- [Exercise goal]:
Copy out the lines of the records below, and only those lines, from the one with "Generate a Python" through the one with "span_hours = 30", exactly as they appear.

- [Supplied information]:
>> BEGIN
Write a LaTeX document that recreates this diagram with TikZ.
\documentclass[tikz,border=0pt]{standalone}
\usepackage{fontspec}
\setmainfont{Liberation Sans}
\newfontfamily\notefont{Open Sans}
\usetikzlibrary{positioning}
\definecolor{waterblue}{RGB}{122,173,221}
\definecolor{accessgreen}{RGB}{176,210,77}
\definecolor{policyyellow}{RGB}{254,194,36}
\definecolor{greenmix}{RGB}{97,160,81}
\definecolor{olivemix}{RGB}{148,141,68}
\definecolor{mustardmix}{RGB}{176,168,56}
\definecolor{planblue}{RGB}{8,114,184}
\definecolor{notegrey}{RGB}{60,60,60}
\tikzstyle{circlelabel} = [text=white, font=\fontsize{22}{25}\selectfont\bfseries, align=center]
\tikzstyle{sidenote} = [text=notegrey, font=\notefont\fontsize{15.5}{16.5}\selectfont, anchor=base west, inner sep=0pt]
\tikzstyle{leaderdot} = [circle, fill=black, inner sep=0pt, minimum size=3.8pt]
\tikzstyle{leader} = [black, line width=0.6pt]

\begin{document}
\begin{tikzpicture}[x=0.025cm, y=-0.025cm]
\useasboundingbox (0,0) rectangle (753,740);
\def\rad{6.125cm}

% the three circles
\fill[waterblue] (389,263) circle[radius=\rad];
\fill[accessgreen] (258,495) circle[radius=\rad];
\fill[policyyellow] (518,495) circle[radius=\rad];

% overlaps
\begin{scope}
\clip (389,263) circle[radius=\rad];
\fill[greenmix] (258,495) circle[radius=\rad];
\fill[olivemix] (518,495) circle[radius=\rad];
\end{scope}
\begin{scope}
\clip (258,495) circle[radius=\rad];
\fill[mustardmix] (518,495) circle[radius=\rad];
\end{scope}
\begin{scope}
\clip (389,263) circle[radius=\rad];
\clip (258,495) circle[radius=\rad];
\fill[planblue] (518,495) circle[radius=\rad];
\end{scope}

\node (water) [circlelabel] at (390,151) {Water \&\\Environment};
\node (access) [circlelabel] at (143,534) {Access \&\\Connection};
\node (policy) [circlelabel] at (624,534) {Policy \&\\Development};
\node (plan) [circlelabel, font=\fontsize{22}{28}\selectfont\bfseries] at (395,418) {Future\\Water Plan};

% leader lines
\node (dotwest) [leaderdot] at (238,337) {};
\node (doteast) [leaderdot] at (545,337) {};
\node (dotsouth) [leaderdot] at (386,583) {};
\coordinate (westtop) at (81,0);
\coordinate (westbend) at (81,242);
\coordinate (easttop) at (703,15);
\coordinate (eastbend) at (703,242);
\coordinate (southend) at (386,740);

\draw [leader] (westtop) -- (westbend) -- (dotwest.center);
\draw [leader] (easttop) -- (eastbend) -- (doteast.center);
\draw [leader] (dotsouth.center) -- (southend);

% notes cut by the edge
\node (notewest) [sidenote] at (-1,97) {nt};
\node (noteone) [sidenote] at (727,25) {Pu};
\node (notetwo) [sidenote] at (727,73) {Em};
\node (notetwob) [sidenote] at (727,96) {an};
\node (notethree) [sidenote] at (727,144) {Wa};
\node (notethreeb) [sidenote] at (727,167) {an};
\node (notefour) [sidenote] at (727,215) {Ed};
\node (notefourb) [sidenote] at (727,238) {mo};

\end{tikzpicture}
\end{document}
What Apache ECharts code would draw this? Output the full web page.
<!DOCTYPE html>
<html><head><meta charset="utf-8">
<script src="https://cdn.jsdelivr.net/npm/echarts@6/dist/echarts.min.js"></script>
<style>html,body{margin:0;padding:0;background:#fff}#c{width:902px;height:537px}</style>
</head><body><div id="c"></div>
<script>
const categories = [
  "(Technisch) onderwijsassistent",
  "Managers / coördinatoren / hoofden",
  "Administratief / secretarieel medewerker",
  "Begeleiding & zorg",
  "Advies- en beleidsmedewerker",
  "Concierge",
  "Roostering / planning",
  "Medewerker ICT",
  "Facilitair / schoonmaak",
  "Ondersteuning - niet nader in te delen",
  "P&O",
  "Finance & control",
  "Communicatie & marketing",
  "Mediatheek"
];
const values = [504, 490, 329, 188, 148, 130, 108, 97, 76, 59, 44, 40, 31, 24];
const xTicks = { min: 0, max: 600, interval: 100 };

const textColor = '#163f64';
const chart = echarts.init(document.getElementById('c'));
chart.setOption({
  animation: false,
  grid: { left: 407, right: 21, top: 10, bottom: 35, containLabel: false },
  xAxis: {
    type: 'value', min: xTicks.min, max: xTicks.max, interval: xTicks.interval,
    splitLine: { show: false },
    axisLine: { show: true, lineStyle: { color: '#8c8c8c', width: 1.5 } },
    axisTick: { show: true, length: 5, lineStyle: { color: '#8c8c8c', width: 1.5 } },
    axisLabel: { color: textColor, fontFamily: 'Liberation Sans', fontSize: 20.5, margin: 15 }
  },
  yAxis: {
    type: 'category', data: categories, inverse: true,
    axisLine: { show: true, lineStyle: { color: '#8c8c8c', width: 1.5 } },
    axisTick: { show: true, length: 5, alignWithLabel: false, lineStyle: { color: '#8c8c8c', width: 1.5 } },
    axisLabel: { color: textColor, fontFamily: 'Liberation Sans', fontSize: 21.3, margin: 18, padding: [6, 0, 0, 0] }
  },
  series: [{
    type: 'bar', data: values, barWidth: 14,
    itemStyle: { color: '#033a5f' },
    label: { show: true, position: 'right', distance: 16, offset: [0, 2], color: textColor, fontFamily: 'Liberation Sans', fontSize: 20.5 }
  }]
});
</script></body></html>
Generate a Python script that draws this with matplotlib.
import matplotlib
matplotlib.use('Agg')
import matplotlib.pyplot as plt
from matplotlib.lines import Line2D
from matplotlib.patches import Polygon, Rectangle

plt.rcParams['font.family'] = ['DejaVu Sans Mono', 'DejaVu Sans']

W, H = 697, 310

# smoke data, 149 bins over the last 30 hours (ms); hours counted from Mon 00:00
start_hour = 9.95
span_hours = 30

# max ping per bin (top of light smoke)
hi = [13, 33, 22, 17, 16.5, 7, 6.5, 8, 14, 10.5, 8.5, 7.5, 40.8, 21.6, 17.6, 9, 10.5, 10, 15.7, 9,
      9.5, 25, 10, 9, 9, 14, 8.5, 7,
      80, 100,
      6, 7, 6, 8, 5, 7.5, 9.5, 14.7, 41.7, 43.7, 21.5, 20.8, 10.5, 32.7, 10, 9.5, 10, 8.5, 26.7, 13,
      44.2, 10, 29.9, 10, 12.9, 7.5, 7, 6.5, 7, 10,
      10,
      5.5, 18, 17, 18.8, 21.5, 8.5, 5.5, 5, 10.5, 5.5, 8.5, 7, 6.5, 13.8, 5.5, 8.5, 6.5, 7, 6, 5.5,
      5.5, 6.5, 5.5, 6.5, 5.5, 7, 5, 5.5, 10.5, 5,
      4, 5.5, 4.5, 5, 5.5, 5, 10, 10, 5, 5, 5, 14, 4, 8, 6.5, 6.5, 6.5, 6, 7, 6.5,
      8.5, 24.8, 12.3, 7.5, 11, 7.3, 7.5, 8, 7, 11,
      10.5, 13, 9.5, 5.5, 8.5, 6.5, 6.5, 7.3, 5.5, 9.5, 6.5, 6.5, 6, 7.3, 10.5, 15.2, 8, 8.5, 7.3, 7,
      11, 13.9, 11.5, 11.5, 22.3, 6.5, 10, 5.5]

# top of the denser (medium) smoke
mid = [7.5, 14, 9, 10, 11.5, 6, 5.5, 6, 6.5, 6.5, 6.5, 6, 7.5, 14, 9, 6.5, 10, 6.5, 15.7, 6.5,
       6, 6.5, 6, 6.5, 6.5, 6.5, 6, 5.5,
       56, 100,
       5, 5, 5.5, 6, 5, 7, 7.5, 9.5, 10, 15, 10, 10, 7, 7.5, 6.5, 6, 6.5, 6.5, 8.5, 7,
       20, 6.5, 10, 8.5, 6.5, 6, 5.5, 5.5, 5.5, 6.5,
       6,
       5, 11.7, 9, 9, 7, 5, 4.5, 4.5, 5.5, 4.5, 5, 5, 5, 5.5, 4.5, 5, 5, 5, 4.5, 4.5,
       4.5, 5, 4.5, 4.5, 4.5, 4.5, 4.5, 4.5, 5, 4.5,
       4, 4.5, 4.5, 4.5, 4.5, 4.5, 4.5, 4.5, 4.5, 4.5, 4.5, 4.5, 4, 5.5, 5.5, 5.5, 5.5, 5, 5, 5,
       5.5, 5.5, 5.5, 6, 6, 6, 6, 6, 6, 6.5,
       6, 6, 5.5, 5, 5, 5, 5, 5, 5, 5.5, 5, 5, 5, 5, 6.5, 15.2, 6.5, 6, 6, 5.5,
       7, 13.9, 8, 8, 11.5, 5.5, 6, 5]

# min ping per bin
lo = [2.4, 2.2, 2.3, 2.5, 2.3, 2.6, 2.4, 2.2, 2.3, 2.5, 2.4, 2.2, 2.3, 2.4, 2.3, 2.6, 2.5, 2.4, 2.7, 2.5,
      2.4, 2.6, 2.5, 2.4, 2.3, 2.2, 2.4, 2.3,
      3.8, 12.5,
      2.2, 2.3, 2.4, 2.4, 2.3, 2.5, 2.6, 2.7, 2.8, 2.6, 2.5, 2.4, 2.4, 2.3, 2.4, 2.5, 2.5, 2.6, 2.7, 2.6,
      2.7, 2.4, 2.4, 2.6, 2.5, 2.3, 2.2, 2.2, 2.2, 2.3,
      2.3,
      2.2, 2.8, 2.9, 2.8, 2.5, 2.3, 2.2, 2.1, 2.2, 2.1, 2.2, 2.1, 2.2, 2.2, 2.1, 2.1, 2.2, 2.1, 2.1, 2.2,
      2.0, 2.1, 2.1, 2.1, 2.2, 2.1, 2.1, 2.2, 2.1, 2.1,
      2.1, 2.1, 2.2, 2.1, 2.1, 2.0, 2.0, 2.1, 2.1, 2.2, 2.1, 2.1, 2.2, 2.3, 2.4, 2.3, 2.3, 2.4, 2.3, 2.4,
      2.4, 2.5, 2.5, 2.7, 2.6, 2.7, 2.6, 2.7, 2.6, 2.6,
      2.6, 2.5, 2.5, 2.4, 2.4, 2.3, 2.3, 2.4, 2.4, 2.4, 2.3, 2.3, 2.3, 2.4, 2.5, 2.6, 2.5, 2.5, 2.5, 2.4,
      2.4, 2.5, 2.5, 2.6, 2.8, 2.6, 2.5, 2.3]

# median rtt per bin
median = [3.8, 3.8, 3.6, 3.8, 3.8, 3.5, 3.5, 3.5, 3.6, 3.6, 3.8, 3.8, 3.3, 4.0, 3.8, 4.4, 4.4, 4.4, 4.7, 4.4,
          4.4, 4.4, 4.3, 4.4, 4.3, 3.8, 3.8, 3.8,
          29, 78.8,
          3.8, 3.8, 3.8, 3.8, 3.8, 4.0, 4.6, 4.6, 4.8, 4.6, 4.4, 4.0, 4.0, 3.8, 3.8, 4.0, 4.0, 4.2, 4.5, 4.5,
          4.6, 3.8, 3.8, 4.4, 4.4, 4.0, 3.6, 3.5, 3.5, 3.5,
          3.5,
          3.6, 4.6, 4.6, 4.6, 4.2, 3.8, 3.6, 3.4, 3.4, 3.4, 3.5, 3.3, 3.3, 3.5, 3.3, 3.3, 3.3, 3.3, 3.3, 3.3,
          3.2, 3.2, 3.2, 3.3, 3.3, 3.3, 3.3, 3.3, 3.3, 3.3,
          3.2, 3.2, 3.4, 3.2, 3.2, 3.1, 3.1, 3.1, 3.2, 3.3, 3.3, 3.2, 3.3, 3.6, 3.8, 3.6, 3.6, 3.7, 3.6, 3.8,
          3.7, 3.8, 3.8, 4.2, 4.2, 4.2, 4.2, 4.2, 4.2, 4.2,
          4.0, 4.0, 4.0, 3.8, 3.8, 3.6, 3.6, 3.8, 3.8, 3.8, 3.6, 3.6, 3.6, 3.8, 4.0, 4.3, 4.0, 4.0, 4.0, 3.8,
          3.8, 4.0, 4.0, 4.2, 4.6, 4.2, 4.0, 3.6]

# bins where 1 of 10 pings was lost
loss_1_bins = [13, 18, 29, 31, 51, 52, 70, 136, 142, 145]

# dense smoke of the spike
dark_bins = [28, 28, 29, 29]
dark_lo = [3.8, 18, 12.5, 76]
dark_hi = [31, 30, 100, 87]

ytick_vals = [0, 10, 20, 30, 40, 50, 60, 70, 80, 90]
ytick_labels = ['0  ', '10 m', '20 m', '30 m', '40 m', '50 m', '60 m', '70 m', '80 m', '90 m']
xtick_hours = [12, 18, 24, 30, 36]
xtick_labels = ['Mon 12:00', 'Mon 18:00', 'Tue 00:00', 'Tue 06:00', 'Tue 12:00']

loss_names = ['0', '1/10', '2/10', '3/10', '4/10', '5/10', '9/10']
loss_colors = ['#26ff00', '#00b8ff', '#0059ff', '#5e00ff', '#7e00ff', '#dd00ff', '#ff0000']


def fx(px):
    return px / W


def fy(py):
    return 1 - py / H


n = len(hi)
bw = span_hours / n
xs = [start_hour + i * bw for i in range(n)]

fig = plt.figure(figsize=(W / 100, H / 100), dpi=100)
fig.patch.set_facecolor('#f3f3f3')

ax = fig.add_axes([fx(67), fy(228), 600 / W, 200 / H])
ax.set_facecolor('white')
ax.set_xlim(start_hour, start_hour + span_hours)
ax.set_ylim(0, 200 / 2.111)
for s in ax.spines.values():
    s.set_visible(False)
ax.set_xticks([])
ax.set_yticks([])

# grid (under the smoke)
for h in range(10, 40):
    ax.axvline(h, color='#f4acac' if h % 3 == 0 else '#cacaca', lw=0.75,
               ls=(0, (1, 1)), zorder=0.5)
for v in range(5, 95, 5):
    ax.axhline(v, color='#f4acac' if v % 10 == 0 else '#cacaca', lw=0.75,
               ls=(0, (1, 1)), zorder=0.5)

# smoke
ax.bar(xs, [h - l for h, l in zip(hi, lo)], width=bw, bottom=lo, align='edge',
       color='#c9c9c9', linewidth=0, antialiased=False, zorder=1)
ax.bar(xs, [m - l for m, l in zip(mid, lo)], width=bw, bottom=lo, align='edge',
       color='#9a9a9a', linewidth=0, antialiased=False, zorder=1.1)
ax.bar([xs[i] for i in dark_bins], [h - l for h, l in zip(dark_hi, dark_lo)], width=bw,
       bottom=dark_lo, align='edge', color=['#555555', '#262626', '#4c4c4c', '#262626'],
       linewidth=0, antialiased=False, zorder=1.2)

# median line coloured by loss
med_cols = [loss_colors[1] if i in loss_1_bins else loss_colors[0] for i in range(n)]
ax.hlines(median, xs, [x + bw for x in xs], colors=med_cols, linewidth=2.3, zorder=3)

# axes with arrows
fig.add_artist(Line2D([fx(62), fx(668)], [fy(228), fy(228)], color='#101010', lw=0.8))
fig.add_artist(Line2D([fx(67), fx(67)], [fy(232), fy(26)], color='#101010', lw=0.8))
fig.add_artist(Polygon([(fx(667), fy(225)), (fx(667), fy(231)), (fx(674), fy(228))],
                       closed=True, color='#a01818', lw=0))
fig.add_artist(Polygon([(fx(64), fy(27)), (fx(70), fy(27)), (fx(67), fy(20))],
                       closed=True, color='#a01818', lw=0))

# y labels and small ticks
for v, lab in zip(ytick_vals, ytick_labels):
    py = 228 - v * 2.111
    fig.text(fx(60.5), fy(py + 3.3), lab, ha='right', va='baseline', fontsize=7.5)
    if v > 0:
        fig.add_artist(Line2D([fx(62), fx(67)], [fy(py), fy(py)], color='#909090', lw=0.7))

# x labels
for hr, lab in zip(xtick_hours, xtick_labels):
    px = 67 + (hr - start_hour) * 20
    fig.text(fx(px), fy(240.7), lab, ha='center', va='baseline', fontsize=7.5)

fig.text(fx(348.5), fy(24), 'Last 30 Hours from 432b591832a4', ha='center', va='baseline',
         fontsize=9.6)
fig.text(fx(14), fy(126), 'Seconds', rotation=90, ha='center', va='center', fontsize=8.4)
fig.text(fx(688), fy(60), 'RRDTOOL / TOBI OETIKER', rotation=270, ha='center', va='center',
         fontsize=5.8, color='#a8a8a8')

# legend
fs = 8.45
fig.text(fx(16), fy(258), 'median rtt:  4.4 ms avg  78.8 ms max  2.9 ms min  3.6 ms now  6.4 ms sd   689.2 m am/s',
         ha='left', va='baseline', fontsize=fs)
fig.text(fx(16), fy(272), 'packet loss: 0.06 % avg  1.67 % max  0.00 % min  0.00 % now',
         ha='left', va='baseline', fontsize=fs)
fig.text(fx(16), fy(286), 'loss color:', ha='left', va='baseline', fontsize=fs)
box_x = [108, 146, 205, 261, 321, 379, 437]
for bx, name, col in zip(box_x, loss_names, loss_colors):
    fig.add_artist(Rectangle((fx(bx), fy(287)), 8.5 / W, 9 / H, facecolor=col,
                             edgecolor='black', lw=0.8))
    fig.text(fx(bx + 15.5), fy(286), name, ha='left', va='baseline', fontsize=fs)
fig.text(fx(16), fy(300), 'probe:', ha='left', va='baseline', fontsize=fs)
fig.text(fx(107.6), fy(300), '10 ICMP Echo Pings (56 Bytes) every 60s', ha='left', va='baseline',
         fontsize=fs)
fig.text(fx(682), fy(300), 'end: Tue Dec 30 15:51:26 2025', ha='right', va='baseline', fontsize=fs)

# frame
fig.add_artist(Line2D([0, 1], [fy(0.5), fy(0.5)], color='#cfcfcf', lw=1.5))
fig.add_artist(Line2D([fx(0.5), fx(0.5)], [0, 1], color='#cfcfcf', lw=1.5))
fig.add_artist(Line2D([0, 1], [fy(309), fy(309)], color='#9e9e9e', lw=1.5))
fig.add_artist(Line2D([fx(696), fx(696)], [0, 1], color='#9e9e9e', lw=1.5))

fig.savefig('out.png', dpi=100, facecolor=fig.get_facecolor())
>> END
- [Exercise answer]:
Generate a Python script that draws this with matplotlib.
import matplotlib
matplotlib.use('Agg')
import matplotlib.pyplot as plt
from matplotlib.lines import Line2D
from matplotlib.patches import Polygon, Rectangle

plt.rcParams['font.family'] = ['DejaVu Sans Mono', 'DejaVu Sans']

W, H = 697, 310

# smoke data, 149 bins over the last 30 hours (ms); hours counted from Mon 00:00
start_hour = 9.95
span_hours = 30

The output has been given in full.